Even after leaving fundamentalism, I never really questioned the validity and necessity of breaking the human will. I simply concluded it was a good belief—just abusively misapplied.
It wasn’t until recently when I was reading about the persecution of Romanian Christians under Communist rule that something changed for me. According to the late Patriarch Theoctist of the Romanian Orthodox Church,
“Man has a very powerful will—so powerful that even God Himself does not break it. And by this [God] is actually showing that man is in the likeness of God. Without man’s will he could not make any progress on the way to goodness. So out of all the gifts that God grants the human being, we believe that freedom is one of the most important.” (Mysteries of the Jesus Prayer, p.126).

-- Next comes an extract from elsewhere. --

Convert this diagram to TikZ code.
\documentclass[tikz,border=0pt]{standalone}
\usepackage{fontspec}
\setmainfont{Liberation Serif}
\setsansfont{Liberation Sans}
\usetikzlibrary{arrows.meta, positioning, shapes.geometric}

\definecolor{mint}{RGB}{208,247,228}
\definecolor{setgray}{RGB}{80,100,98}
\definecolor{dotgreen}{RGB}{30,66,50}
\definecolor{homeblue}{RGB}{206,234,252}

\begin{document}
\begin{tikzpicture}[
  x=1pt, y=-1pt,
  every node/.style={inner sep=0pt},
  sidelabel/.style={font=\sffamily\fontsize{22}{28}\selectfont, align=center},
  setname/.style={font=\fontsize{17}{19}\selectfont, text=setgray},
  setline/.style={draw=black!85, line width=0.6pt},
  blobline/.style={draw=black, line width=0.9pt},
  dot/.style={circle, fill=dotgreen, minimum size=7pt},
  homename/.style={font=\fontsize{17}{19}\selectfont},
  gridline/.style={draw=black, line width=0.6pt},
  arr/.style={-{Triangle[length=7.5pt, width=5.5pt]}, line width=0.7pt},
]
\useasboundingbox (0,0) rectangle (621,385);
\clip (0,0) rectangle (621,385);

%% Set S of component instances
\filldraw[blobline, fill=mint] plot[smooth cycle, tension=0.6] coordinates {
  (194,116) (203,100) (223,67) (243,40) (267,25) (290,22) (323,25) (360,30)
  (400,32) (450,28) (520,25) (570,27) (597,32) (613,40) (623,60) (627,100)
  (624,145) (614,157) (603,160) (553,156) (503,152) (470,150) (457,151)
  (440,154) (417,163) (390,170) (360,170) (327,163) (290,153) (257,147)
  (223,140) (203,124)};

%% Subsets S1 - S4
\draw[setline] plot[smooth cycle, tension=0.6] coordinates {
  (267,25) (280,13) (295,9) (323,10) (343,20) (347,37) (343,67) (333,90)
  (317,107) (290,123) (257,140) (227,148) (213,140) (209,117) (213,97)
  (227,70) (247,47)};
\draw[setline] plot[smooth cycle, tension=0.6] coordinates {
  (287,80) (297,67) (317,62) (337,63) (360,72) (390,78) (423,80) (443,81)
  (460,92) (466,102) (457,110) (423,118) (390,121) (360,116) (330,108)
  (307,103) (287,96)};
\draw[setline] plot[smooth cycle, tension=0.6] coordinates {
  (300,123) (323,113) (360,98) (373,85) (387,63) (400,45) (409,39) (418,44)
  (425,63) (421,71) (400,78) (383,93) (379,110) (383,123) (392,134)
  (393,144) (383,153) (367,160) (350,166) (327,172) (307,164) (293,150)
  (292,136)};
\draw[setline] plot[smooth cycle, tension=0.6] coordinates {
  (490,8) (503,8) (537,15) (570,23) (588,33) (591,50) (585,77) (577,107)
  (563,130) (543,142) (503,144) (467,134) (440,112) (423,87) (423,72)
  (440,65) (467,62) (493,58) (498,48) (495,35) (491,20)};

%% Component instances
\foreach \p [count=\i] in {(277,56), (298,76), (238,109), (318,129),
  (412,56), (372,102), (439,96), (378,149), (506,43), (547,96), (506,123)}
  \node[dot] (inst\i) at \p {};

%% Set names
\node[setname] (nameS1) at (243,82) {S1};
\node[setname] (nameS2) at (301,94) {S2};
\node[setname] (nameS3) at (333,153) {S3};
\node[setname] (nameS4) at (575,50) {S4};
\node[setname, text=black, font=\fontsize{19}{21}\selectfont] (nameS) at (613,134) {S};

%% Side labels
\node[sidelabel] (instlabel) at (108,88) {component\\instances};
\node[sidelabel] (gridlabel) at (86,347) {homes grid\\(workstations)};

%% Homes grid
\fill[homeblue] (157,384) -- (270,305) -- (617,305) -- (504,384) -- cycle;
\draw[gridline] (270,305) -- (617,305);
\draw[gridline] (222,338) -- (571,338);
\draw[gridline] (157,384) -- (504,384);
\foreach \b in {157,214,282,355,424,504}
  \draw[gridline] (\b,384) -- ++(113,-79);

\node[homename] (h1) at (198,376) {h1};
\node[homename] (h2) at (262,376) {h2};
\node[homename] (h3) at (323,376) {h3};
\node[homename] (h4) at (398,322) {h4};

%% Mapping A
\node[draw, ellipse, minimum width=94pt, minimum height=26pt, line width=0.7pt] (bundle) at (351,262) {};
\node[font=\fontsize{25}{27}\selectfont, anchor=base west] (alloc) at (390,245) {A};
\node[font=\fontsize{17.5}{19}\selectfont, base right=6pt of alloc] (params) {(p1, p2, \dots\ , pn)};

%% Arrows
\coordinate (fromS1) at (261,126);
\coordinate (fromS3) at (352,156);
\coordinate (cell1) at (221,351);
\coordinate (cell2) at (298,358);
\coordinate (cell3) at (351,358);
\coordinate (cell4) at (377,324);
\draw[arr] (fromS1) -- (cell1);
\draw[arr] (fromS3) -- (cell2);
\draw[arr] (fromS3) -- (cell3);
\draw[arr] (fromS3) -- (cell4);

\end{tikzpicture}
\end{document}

I found myself almost weeping with recognition at these words and their hard-won insight. It is a perspective born of suffering, an epiphany emerging from the ashes of an oppressive belief system. This man shepherded his beleaguered, persecuted church through the long, dark years of Communism and for those deprived of freedom, the gift of freedom becomes one of the most important.
Although the oppression I experienced was spiritual, not political; the dynamics of control were the same. By actively seeking to break a child's will, parents unwittingly engaged in an obliteration of their child's individual personhood and freedom. When humans attempt to break another human will, they desecrate the likeness of God in that person and violate their God-given gift of freedom.
I find it remarkably beautiful that we actually need our intact, unbroken wills to “make progress on the way to goodness." Indeed, the road to holiness requires strong, powerful wills. It’s such a different thought than the kind of thoughts from my childhood. The difference is a yielded will versus a broken one. When your focus is breaking the will, the only obedience you can ever really expect is obligatory, perhaps even begrudged. But when your focus is winning the heart, obedience becomes a joyful love offering—a heart and will freely given.
In other words, I don’t obey God because He broke my will. I obey Him because His love pursued me and won my heart.
That is the kind of love I want to demonstrate to my own five children. By God's grace, I will.